Don't encourage compiling

As a programmer, I appreciate how great it is to be able to read and modify the source code for the software I use. Really I do. On more than one occasion, I've even availed myself of the source to fix bugs or implement features in software that I use. As a good member of the FOSS, I naturally sent these patches to the program maintainers. It's a great system.

However, I think the fact that source is available causes its importance to be overplayed by people in all parts of the community. I think things would be a lot better for everyone if we de-emphasized the idea of users building their software from source.

Now, I'm not saying that source code shouldn't be easily available. By all means, keep that link to the source tarball in a prominent location on the download page. Anyone who wants the code should be able to find it with no trouble.

What I am saying is that we should try to keep end users away from compiling from source unless they really need to do so.

Some people will say that all users should know how to compile things from source. They'll say it's easy and it's a good learning experience. They'll also say it's convenient, in that it will work on any variety of UNIX. They're also wrong on all counts.

First, I've seen quite a number of users on web forums who, though they apparently build programs with some regularity, haven't learned a damned thing from it. You know what they've learn? "Type ./configure, make, and make install as root." That's not learning, that's mimicry. In fact, I've seen forum postings where users couldn't figure out why ./configure was returning a file not found error on a package which I knew for a fact didn't use autotools. That's no better than the Windows monkey who sits there reading instructions on where to click.

Building things from source can be dead simple. But if you don't have everything you need, it can be a huge pain. Many users are simply ill equipped to deal with the problems that might come up, from missing libraries, to missing header files to an inappropriate build environment. The simple truth is that no system is guaranteed to have everything needed to build every program. So when the error messages start piling up, what do the users think? "Why can't I just run a setup.exe?"

And did I mention that managing programs installed from source is a pain? Not only is there not necessarily any easy way to uninstall such programs, but the simple fact that they won't be registered with your package manager can plunge you into dependency hell. The easy solution is, of course, to compile from source and build your own RPM or DEB or whatever. But doing that right isn't trivial and doing it half-assed is still a pain.

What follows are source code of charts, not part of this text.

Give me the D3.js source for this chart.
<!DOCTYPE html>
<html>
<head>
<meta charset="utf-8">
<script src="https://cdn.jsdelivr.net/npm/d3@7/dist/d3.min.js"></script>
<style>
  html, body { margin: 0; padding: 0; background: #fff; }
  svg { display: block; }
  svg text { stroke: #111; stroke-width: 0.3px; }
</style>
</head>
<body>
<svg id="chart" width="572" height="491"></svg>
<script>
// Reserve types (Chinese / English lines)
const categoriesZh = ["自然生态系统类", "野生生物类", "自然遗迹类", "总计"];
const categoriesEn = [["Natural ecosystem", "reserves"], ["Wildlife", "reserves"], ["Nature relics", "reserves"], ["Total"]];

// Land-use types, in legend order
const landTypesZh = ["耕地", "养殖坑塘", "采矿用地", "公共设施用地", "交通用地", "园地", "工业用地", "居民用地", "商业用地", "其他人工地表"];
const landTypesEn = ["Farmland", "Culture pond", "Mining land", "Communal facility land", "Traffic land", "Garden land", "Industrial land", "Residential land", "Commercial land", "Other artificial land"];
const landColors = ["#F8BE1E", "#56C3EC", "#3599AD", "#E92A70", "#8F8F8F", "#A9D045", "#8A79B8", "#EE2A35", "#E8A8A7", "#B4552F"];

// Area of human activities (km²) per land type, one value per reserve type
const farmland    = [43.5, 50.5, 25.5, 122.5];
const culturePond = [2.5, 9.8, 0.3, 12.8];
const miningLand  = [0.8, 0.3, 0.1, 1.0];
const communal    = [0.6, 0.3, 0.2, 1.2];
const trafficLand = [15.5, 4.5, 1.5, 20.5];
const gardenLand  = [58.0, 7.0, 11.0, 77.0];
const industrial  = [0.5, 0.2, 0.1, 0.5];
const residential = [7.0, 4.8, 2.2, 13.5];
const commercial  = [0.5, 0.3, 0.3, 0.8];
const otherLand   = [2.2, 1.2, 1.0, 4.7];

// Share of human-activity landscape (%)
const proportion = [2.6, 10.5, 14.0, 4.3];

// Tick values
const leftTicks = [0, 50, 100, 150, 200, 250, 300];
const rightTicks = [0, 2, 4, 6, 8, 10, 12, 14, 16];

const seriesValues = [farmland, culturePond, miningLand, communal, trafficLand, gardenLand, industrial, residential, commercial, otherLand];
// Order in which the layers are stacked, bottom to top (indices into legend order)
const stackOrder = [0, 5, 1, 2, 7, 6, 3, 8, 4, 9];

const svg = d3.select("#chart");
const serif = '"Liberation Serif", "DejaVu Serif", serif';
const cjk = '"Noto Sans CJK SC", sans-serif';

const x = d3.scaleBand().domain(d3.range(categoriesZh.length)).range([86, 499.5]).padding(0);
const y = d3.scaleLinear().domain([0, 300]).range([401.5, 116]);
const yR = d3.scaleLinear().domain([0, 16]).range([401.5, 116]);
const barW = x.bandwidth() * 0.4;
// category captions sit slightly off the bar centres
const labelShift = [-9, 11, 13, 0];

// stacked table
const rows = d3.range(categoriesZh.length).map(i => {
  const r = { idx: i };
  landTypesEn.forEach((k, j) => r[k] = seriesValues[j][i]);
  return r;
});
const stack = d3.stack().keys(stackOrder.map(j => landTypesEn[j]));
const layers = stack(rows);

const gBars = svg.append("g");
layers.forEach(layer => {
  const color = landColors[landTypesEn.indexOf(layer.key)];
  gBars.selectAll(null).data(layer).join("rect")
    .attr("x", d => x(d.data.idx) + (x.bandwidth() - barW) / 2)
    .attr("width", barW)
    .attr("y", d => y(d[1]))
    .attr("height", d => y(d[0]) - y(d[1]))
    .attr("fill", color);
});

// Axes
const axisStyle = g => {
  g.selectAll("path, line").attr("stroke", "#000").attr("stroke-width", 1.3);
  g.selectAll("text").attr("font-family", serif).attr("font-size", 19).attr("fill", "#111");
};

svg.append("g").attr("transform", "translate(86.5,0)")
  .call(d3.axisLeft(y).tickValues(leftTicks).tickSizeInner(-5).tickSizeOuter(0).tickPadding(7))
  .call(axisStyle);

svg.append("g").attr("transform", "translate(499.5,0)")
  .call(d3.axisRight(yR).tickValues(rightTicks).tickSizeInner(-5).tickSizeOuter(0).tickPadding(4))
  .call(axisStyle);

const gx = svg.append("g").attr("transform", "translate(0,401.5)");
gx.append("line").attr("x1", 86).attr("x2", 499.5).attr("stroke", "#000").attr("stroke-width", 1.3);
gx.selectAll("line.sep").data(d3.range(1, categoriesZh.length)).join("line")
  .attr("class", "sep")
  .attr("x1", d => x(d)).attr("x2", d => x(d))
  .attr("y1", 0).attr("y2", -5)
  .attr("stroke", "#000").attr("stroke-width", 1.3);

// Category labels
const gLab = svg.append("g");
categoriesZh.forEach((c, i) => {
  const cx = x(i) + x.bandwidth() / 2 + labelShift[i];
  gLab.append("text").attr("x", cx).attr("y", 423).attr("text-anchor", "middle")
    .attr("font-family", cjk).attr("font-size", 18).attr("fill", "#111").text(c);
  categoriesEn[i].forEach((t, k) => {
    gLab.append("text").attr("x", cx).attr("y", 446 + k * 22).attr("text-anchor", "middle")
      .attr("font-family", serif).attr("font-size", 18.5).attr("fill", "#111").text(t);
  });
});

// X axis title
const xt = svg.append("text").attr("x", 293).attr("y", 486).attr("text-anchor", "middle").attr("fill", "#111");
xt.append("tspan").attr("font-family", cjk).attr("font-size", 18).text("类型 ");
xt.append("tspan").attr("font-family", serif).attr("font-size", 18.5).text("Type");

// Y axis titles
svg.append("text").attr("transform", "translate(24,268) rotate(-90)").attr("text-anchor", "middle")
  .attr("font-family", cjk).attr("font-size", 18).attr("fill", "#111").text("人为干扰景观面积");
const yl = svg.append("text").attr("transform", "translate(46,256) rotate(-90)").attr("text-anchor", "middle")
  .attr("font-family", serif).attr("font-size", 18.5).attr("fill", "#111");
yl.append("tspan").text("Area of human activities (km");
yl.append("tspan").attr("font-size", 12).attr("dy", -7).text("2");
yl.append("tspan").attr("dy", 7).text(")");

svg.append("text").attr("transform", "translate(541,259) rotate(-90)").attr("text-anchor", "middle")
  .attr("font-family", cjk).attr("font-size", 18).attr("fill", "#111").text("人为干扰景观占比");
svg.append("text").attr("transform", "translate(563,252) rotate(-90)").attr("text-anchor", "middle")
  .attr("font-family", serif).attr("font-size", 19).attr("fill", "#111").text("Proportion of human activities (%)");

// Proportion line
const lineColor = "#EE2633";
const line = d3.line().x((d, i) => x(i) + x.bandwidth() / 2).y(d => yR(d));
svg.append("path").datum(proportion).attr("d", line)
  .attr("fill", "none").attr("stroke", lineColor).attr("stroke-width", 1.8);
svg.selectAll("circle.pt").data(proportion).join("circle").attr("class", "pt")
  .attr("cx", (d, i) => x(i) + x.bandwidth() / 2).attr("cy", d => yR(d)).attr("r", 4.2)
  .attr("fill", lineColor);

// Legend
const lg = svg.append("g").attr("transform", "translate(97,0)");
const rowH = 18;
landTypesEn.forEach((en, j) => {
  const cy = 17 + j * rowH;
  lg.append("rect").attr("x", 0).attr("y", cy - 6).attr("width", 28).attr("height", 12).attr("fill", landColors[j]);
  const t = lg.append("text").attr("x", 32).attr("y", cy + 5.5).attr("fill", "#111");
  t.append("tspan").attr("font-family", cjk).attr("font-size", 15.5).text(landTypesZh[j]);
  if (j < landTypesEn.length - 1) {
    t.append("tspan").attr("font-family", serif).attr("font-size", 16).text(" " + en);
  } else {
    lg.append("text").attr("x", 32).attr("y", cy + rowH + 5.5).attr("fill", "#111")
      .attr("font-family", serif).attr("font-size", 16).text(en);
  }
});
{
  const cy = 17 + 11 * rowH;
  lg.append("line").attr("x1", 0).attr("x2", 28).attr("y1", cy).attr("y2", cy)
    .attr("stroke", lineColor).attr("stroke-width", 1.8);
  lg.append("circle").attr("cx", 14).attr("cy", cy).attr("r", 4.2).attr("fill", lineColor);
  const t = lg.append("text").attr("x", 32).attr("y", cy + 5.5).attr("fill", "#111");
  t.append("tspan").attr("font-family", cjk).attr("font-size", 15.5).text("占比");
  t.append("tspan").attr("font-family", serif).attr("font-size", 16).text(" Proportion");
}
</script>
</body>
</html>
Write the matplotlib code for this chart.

And what benefit is there to compiling something from source? Well, if there's no binary available, then the answer is obvious. Likewise if you need to apply a patch or enable a non-standard compile-time option of some kind. But where there is already an acceptable binary available, what's the benefit?

Really, there isn't any benefit. If you can use a binary package, then building from source is a waste of time. Despite what some people like to claim, compiling from source will not make the program run faster. Oh, I know you can set compiler flags to optimize for your hardware, but trust me: you won't see the difference. There are some types of applications for which the right processor-specific optimizations can make a significant difference, but for most desktop applications, it just doesn't. Any speed gains you do get are typically too small to notice.

My recommendation is that users should build from source only as a last resort. If there's a package for your distribution, use that. If there's no package for your distribution, but there is for another (e.g. you're using Ubuntu, but there are only Fedora RPMs), try converting it with alien or some similar tool. If that fails, then you can think about building from source. Going straight to the source is time consuming and just makes things more complicated than they need to be.